• AVAILABLE DATA

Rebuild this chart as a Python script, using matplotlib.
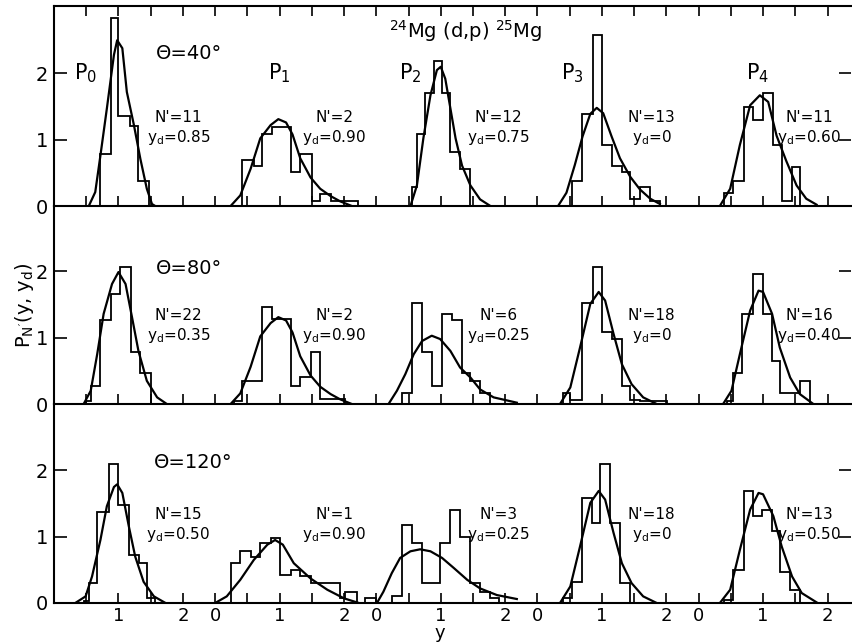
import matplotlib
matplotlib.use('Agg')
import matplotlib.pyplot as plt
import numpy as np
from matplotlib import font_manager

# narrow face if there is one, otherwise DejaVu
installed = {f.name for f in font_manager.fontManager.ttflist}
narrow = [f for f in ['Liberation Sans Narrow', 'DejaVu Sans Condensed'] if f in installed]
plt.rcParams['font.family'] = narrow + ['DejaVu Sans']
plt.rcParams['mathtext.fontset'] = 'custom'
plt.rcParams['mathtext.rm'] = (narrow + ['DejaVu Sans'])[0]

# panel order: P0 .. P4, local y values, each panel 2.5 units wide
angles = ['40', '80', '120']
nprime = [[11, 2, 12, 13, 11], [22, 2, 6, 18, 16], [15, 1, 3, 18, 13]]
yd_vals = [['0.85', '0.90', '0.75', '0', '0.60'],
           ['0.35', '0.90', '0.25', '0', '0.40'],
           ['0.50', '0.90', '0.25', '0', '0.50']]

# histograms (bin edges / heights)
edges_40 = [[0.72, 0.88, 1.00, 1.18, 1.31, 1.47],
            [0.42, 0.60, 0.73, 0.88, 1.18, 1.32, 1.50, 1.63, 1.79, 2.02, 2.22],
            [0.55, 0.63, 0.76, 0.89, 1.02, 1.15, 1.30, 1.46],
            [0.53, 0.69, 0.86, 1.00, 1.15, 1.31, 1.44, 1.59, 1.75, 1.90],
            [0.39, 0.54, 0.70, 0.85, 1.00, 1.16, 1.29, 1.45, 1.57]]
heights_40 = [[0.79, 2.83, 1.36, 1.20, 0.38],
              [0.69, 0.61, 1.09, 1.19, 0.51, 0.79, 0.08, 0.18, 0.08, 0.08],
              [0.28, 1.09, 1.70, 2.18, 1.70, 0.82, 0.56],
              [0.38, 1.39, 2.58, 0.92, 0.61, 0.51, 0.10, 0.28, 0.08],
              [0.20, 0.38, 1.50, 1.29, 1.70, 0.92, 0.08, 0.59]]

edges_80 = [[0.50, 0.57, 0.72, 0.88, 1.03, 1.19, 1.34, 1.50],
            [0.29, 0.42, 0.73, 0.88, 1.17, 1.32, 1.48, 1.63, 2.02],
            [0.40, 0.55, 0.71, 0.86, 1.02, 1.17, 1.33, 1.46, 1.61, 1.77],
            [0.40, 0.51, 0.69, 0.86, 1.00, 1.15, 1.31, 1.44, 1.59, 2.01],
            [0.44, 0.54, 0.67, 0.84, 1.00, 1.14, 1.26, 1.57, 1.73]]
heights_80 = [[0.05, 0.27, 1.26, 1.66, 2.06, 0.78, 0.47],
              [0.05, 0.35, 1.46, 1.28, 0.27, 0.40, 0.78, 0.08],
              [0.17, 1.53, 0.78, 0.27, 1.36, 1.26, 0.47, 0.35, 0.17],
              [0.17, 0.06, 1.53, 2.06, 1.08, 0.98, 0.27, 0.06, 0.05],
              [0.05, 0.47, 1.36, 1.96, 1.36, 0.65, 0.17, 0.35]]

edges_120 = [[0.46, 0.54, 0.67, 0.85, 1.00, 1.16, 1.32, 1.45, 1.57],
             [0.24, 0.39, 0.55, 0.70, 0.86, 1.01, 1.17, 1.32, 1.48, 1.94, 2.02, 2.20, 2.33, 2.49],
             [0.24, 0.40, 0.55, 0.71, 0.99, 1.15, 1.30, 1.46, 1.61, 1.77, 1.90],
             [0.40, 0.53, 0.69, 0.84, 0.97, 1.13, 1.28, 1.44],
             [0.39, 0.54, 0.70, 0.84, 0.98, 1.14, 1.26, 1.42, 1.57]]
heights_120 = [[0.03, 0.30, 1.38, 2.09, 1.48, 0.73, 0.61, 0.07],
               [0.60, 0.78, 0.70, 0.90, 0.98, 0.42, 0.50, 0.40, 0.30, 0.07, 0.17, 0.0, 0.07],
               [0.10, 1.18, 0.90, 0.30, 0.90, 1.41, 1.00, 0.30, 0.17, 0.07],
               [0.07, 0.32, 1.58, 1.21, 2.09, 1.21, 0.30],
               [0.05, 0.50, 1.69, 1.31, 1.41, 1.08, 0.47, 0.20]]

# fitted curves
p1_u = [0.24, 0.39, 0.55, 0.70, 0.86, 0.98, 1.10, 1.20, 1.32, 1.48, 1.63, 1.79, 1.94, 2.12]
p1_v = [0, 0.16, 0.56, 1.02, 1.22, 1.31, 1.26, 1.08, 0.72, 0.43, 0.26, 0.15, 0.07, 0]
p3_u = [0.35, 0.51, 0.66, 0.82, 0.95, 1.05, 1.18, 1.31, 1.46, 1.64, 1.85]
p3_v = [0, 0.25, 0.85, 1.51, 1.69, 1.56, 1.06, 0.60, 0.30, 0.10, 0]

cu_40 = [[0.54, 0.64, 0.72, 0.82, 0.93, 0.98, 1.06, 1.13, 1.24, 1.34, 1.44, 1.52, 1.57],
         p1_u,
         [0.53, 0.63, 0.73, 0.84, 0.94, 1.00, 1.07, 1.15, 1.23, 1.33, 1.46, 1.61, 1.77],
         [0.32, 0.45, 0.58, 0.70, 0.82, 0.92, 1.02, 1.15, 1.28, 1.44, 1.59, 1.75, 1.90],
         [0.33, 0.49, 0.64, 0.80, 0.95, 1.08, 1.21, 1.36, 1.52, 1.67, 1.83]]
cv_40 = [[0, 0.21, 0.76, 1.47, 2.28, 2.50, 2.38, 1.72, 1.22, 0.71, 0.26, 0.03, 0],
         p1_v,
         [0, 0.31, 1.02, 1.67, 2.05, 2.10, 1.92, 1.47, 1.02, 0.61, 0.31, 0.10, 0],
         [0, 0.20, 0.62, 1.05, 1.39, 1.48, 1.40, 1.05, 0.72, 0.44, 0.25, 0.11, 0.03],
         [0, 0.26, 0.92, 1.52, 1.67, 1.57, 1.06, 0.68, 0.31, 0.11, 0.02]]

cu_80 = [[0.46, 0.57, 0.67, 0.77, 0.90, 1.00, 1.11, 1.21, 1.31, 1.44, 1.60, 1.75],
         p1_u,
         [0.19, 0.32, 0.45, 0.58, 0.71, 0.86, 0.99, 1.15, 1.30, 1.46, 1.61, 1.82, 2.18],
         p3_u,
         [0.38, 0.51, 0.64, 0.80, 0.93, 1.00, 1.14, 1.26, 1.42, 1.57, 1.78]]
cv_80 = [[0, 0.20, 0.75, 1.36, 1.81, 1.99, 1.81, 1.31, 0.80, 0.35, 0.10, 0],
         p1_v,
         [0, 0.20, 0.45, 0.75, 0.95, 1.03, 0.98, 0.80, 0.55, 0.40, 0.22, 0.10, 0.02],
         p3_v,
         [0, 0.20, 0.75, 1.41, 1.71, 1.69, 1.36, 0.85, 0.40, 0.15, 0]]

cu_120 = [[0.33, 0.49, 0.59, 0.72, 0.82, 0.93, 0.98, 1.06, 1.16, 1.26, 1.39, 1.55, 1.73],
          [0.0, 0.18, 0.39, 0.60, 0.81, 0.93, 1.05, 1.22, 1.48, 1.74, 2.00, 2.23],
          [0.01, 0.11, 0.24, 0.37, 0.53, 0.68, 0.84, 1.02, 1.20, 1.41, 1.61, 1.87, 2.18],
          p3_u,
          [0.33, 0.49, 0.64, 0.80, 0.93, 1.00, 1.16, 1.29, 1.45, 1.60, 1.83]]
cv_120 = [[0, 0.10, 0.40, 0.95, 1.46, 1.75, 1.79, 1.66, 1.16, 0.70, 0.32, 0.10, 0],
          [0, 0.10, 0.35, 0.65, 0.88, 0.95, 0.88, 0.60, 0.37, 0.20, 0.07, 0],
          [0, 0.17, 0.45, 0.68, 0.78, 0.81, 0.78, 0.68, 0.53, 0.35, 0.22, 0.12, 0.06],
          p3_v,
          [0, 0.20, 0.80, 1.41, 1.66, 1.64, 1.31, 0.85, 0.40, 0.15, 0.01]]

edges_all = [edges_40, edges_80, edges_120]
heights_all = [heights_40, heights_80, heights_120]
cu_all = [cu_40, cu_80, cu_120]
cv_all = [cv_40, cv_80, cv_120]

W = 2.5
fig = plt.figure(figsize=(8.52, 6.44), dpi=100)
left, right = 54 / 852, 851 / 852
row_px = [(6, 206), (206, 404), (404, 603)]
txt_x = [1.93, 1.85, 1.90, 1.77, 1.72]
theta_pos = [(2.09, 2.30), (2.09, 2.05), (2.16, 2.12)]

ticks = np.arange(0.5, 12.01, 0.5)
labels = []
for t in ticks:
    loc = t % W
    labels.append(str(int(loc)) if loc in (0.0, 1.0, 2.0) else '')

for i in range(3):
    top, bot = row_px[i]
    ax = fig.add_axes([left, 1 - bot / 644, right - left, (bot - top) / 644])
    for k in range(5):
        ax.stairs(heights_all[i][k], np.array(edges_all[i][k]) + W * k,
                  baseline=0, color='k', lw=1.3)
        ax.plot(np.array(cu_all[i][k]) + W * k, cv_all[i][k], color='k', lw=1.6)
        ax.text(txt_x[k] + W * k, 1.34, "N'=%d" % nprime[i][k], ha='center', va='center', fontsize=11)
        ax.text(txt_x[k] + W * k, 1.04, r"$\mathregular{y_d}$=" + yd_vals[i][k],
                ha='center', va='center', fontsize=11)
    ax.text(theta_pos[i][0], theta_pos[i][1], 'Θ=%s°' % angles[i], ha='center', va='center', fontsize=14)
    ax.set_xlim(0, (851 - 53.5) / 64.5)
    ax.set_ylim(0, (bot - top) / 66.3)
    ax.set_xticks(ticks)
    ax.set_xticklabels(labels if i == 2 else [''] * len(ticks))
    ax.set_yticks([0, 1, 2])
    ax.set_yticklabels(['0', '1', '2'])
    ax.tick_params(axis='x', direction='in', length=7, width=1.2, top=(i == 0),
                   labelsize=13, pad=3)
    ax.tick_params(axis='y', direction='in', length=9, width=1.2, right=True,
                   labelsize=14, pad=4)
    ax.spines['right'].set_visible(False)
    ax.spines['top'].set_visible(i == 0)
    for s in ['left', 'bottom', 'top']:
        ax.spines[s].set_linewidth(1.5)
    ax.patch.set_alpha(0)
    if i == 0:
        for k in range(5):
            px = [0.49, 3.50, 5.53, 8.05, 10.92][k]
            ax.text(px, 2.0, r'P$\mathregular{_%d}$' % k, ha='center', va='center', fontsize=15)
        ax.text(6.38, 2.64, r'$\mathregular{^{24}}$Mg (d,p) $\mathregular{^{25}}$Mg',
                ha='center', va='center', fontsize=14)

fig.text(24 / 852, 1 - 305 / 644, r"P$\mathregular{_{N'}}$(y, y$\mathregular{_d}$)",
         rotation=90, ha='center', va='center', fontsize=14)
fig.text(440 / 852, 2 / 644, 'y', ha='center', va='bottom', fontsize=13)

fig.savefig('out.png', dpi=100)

• WHAT IS NEEDED
Only lines belong in the copy: transcribe those from the start of the data through the line that contains "['0.50', '0.90', '0.25', '0', '0.50']]", and skip the pictures.

• THE ANSWER
Rebuild this chart as a Python script, using matplotlib.
import matplotlib
matplotlib.use('Agg')
import matplotlib.pyplot as plt
import numpy as np
from matplotlib import font_manager

# narrow face if there is one, otherwise DejaVu
installed = {f.name for f in font_manager.fontManager.ttflist}
narrow = [f for f in ['Liberation Sans Narrow', 'DejaVu Sans Condensed'] if f in installed]
plt.rcParams['font.family'] = narrow + ['DejaVu Sans']
plt.rcParams['mathtext.fontset'] = 'custom'
plt.rcParams['mathtext.rm'] = (narrow + ['DejaVu Sans'])[0]

# panel order: P0 .. P4, local y values, each panel 2.5 units wide
angles = ['40', '80', '120']
nprime = [[11, 2, 12, 13, 11], [22, 2, 6, 18, 16], [15, 1, 3, 18, 13]]
yd_vals = [['0.85', '0.90', '0.75', '0', '0.60'],
           ['0.35', '0.90', '0.25', '0', '0.40'],
           ['0.50', '0.90', '0.25', '0', '0.50']]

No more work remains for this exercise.